Written exercise -> Please print the lines between the one with "Reproduce this chart with matplotlib." and the one with "a549_markers = ['o', 's', 's', 's', 's', 's']", both ends included, exactly as written, with no pictures.

Dataset ->
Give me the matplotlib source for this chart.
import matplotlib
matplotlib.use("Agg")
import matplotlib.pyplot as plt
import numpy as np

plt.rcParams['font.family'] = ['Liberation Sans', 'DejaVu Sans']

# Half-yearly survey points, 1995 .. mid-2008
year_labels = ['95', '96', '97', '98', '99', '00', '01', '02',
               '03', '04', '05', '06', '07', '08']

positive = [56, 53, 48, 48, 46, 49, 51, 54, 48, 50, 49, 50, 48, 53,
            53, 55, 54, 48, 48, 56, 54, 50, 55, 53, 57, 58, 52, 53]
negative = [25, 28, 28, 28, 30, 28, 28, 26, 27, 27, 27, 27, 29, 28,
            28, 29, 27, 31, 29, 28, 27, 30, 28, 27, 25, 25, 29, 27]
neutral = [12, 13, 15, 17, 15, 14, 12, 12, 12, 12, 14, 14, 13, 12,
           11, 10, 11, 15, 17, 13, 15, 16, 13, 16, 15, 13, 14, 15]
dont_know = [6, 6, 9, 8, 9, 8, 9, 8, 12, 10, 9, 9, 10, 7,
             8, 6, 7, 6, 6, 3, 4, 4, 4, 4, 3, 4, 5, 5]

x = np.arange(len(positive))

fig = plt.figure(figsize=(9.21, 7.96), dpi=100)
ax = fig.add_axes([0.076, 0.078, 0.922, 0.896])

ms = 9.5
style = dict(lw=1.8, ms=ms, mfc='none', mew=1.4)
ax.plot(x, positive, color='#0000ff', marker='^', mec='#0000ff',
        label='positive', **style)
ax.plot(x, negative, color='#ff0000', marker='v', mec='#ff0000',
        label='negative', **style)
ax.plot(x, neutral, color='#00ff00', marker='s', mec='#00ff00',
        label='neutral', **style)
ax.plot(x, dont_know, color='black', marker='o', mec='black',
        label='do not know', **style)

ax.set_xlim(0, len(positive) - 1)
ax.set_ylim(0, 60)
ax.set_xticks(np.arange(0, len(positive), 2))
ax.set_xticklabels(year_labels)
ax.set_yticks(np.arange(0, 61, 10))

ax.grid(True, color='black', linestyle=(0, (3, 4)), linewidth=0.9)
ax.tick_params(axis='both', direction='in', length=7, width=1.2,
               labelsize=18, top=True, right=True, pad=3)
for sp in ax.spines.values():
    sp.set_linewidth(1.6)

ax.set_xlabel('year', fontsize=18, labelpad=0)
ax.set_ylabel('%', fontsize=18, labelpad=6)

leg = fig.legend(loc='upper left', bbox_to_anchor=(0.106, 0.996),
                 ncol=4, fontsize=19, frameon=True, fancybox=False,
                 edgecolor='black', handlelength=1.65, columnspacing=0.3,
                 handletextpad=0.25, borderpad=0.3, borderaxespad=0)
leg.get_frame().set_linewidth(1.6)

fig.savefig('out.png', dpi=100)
* * *
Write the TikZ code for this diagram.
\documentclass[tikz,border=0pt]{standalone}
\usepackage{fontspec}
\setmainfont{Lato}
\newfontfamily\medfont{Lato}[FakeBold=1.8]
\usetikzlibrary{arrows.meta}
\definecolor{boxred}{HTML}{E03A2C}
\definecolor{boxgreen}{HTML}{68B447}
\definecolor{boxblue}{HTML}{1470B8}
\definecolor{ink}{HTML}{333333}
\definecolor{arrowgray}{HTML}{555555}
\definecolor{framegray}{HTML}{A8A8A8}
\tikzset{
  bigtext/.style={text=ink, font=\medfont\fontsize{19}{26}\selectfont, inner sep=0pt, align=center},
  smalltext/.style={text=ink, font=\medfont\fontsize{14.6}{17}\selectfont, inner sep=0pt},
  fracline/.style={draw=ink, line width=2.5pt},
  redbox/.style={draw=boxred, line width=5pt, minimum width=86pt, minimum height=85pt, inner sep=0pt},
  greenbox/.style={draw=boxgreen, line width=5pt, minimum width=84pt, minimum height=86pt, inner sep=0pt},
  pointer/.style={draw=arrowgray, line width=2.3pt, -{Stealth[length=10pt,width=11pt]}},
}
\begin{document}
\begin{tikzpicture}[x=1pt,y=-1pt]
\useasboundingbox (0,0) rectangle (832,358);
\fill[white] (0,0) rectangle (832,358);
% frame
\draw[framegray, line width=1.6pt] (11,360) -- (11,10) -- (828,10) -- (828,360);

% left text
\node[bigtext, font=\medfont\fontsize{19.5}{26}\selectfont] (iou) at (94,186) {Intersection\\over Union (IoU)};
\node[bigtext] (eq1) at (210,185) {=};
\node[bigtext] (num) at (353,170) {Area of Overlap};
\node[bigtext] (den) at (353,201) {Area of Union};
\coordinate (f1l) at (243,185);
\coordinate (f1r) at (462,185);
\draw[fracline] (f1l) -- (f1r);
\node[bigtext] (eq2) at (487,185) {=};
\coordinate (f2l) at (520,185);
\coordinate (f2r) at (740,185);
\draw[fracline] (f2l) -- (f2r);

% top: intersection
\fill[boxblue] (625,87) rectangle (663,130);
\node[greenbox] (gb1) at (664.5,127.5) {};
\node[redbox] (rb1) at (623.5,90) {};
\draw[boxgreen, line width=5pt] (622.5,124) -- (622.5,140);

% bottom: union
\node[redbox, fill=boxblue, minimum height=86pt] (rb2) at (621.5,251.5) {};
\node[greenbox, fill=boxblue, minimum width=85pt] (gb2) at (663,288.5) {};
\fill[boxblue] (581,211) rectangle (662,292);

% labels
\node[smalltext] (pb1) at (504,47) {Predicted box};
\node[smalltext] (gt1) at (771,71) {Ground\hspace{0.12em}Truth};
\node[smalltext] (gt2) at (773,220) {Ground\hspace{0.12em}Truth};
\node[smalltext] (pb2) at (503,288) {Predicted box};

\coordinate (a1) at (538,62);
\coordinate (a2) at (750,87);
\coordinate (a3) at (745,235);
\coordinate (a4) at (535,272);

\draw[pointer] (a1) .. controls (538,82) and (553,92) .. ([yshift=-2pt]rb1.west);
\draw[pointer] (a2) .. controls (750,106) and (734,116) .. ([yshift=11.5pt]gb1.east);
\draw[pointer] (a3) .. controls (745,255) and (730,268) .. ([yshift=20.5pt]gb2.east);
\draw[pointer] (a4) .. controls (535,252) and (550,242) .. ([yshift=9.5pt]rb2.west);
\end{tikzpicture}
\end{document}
==
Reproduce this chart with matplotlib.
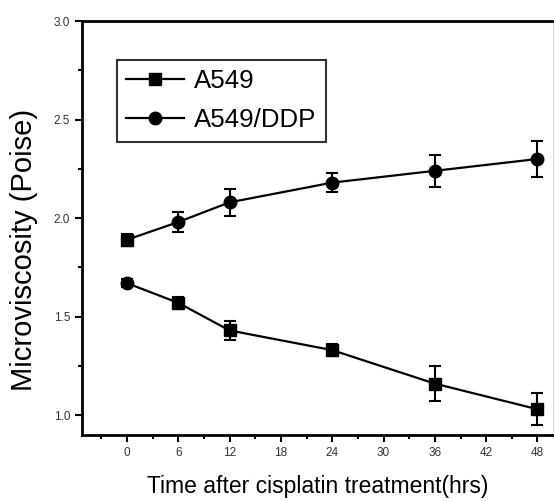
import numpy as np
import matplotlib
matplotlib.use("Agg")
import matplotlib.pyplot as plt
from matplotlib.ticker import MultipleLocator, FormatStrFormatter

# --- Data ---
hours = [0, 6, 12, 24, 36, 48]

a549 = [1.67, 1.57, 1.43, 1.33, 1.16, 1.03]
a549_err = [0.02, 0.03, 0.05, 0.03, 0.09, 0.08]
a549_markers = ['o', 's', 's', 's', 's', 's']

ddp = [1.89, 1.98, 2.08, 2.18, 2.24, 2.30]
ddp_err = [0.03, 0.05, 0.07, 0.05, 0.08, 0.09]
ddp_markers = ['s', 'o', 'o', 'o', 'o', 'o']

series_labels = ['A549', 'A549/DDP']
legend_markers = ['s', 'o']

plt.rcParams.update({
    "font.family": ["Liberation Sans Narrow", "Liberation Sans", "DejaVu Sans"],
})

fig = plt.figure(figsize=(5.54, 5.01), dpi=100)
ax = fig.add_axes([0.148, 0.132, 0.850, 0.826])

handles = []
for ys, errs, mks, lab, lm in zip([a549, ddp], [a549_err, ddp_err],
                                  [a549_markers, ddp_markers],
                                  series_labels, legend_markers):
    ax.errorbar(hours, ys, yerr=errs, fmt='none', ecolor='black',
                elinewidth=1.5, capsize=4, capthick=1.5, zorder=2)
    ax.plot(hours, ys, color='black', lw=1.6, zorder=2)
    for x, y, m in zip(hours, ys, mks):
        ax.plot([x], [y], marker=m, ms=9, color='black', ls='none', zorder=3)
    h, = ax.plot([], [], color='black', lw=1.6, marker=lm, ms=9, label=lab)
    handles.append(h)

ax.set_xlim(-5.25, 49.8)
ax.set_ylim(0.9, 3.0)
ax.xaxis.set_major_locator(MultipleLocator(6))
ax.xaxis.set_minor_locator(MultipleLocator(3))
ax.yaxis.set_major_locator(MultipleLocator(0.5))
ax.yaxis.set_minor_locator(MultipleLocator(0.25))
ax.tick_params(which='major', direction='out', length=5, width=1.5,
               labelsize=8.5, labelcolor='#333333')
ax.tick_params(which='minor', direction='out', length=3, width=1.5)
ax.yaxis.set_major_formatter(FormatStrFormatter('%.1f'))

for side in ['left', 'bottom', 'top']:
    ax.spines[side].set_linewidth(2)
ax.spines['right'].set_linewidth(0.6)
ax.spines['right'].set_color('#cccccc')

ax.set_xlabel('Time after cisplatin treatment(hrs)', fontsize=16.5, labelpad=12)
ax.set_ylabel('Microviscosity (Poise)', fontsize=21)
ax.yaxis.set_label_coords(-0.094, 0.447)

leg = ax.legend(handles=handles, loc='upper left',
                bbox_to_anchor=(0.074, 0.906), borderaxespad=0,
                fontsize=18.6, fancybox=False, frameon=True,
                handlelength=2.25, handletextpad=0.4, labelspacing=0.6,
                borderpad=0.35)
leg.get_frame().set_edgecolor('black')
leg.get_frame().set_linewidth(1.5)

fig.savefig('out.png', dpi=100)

Answer to the exercise ->
Reproduce this chart with matplotlib.
import numpy as np
import matplotlib
matplotlib.use("Agg")
import matplotlib.pyplot as plt
from matplotlib.ticker import MultipleLocator, FormatStrFormatter

# --- Data ---
hours = [0, 6, 12, 24, 36, 48]

a549 = [1.67, 1.57, 1.43, 1.33, 1.16, 1.03]
a549_err = [0.02, 0.03, 0.05, 0.03, 0.09, 0.08]
a549_markers = ['o', 's', 's', 's', 's', 's']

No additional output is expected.